Why are so many private equity deals blowing up? — Alan Engle, Great Neck, N.Y.
The short answer to your question is that the world has changed. (Read: The subprime mortgage mess has erupted.) And a lot of companies that were once hell-bent on acquiring hot new properties suddenly want out of deals that are starting to look like disasters waiting to happen. It's sort of like those hours after the Titanic met the iceberg. The realists in the crowd didn't stroll to the lifeboats. They bolted.
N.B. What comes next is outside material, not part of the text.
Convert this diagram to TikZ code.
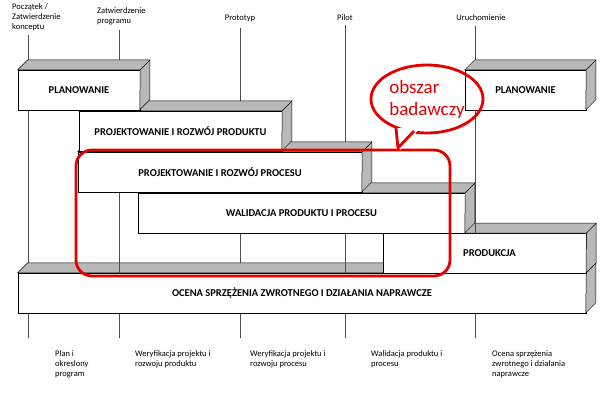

That's what you're seeing now, and not just from private equity firms. Many companies, emboldened by the strong economy and low-cost credit, have spent the last few years buying up every acquisition target with a pulse. These dealmakers didn't exactly ignore risk; they just thought they'd be able to handle any form of mishegas later.
Well, it's "later" now, and dealmakers are starting to bail. And the amazing thing is, some can. Or at least, they can try—thanks to MAC, the Material Adverse Change clause embedded in every M&A contract. Indeed, in our view, what's happening with MAC right now provides an important, if wince-inducing, management lesson about when a CEO should delegate the "details" concerning significant risk—which is basically never.
Wince-inducing because it's dangerously easy to pass off the task of nailing down MAC to the legal eagles. Imagine yourself at the center of a deal being forged. Your team started out the process by making the target company's team a "generous" offer of, say, $23 a share. "Ridiculous!" was their retort. "We're not going to our board with anything less than $27." Then, over days, even weeks, you wrangle, begrudging each other 50 cents at a time. Finally, after negotiating every aspect of the financials, the end comes into sight with a price, slightly sweetened for the target, of $25.50. And, no surprise, it's 8p.m. on a Friday night. So you and the other CEO shake hands, exhausted and exultant, and turn to the lawyers. "Paper this up," you both say, "and have it ready before the market opens on Monday."
At which point, the lawyers go into hyperdrive. One of their jobs is to list all the things that could go wrong before the deal closes, like a major strike against the target company or one of its big customers going belly up. Such an accounting of every possible "adverse change" is the more straightforward part of the contract process, and usually gets done without too much sound and fury. The hard part—which often gets short shrift—is the clause that defines exactly what would make any adverse change material, that is, significant enough to merit killing the deal.
Materiality is hard to nail down for several reasons, but the main one is that the laws governing it are not particularly crisp, making it very difficult to put a fine point on the meaning of the term. Is it a 20% hit to earnings? Or a 15% decrease in revenues? Who knows? And so, the lawyers usually end up leaving the language vague enough for both sides to say, "Well, O.K. Good enough."
Fast forward, then, to an adverse change—like the subprime crisis—and you understand why so many companies are engaged in legal slugfests over what their MAC clauses technically allow. Sallie Mae and the private equity firm J.C. Flowers could be in court for years, for instance, as could Cerberus and United Rentals. What a waste of time, energy, and money for everyone involved.
In time, credit will loosen and the economy will recover. And when that happens, the details of any given MAC clause will matter a lot less. But even then, there will always be contracts with room for maneuvering and mischief, because there will always be dealmakers who would rather hedge their bets than face the reality that, sometimes, MAC happens. If the subprime mess teaches us anything, it is that principals should stay with their deals through the bitter end, sorting out every last detail surrounding risk. It's grunt work: gritty, boring, and plain not fun. But when the stakes are high, you have no choice. Don't delegate the pain away.